Ever wonder what it would feel like to unplug from a hyperconnected world and hide away in a cave for a few weeks? Fifteen people in France found out.
After 40 days in voluntary isolation in a dark, damp and vast cave, eight men and seven women who took part in a scientific experiment emerged Saturday from their self-segregation in the Pyrenees.
With big smiles on their pale faces, the 15 participants exited the Lombrives cave to a round of applause and basked in the light of day while wearing special glasses to protect their eyes after so long in the dark.
“It’s really warm!” said one.
For 40 days and 40 nights, the group lived in and explored the cave without a sense of time. There were no clocks and no sunlight inside, where the temperature was 10 degrees Celsius (50 F) and the relative humidity stood at 100%. The cave dwellers had no contact with the outside world, no updates on the pandemic, or any communication with friends and family above ground.
Scientists at the Human Adaption Institute leading the 1.2 million-euro $1.5 million) “Deep Time” project say the experiment will help them better understand how people adapt to drastic changes in living conditions and environments, something much of the world can relate to because of coronavirus pandemic.
In partnership with labs in France and Switzerland, scientists monitored the 15-member group's sleep patterns, social interactions and behavioral reactions via sensors. One of the sensors was a tiny thermometer inside a capsule that participants swallowed like a pill. The capsules measure body temperature and transmit data to a portable computer until they are expelled naturally.
The team members followed their biological clocks to know when to wake up, go to sleep and eat. They counted their days not in hours but in sleep cycles.
On Friday, scientists monitoring the participants entered the cave to let the research subjects know they would be coming out soon. They said many of the people in the group miscalculated how long they had been in the cave and thought they had another week to 10 days to go.

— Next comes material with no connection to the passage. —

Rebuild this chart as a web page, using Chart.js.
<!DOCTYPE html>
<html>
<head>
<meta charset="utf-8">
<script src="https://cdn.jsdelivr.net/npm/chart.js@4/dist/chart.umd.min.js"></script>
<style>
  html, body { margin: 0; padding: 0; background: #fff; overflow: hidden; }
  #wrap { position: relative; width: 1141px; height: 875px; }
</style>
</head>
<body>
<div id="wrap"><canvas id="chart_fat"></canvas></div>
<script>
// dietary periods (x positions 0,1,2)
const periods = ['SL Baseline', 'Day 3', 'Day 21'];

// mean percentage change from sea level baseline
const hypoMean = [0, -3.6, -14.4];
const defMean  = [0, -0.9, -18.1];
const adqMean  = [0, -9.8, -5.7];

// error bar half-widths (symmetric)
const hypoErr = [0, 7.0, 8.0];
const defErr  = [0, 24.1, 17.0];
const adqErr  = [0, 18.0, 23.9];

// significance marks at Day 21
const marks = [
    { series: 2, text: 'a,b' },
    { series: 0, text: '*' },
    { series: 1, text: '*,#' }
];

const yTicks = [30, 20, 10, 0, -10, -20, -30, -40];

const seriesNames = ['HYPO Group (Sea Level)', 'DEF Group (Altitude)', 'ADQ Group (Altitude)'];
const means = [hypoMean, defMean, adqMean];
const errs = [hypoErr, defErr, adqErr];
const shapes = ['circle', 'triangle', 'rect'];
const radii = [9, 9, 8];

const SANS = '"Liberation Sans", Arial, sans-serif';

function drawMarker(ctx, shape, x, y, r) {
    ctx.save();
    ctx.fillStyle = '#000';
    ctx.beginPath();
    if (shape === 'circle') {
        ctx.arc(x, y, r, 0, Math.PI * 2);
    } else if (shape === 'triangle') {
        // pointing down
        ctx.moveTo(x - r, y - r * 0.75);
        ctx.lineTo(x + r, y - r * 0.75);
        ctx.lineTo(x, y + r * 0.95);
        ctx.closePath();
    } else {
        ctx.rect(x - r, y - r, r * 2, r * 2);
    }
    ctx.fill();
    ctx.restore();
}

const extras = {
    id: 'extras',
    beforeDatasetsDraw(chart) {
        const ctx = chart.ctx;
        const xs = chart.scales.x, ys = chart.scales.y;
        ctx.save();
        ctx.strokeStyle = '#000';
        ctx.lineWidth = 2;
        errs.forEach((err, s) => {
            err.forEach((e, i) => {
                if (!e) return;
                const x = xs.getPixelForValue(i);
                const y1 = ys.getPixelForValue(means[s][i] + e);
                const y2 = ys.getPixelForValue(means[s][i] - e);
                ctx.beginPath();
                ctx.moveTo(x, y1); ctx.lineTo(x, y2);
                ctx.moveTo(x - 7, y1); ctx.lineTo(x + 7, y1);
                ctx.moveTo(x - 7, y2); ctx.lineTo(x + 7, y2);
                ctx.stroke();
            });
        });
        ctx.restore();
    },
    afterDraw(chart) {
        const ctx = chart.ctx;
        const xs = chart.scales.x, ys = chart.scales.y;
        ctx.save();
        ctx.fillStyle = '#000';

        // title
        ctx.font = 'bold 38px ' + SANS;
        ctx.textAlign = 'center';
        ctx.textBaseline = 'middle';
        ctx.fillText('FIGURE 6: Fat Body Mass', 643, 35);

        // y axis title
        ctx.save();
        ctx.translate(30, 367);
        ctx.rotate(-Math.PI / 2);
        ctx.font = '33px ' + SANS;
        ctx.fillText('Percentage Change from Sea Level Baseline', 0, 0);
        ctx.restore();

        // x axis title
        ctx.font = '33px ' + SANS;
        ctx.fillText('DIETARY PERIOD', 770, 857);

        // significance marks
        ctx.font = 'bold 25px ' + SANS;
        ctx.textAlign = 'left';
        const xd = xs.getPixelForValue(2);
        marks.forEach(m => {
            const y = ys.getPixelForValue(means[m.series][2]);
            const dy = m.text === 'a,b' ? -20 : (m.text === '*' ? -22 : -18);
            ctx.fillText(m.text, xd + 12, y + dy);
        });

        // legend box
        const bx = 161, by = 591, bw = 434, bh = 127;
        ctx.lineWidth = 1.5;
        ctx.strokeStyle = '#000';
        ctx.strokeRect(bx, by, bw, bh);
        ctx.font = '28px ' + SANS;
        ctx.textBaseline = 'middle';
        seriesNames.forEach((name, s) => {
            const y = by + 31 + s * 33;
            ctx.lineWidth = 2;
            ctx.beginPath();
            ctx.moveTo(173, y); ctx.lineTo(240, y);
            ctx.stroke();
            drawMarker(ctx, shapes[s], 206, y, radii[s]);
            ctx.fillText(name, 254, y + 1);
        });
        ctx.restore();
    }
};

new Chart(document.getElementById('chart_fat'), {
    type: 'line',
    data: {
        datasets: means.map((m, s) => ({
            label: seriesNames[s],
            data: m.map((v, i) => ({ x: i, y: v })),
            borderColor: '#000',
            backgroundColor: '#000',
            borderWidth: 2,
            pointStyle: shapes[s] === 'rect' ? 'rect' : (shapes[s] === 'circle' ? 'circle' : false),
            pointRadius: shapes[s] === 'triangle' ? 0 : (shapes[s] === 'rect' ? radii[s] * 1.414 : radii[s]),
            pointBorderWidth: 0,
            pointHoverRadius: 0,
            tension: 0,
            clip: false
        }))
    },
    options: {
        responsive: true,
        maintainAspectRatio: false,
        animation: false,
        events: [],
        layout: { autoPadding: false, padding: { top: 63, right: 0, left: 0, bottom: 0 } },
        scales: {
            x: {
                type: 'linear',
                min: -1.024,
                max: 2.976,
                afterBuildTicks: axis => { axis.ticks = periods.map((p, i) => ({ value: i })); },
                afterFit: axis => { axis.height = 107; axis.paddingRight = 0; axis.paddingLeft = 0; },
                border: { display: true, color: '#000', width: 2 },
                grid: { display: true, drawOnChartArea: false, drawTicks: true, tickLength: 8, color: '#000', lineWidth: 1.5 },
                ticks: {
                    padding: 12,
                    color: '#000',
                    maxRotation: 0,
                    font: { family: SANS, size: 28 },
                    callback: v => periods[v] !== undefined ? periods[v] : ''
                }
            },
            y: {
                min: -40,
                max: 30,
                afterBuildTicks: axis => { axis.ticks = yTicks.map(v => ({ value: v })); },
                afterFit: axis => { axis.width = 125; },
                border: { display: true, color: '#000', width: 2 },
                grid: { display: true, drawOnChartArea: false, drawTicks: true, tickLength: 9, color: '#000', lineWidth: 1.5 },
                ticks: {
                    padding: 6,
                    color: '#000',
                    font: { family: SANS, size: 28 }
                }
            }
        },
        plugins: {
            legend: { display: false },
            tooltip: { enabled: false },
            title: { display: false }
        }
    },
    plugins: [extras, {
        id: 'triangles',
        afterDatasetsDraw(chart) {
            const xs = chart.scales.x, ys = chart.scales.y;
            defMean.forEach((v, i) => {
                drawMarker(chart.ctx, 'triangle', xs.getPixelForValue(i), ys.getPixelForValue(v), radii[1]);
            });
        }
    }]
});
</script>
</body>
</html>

“It’s really interesting to observe how this group synchronizes themselves,” project director Christian Clot said in a recording done from inside the cave. Working together on projects and organizing tasks without being able to set a time to meet was especially challenging, he said.
Although the participants looked visibly tired, two-thirds of them expressed a desire to remain underground a bit longer in order to finish group projects started during the expedition, Benoit Mauvieux, a chronobiologist involved in the research, told The Associated Press.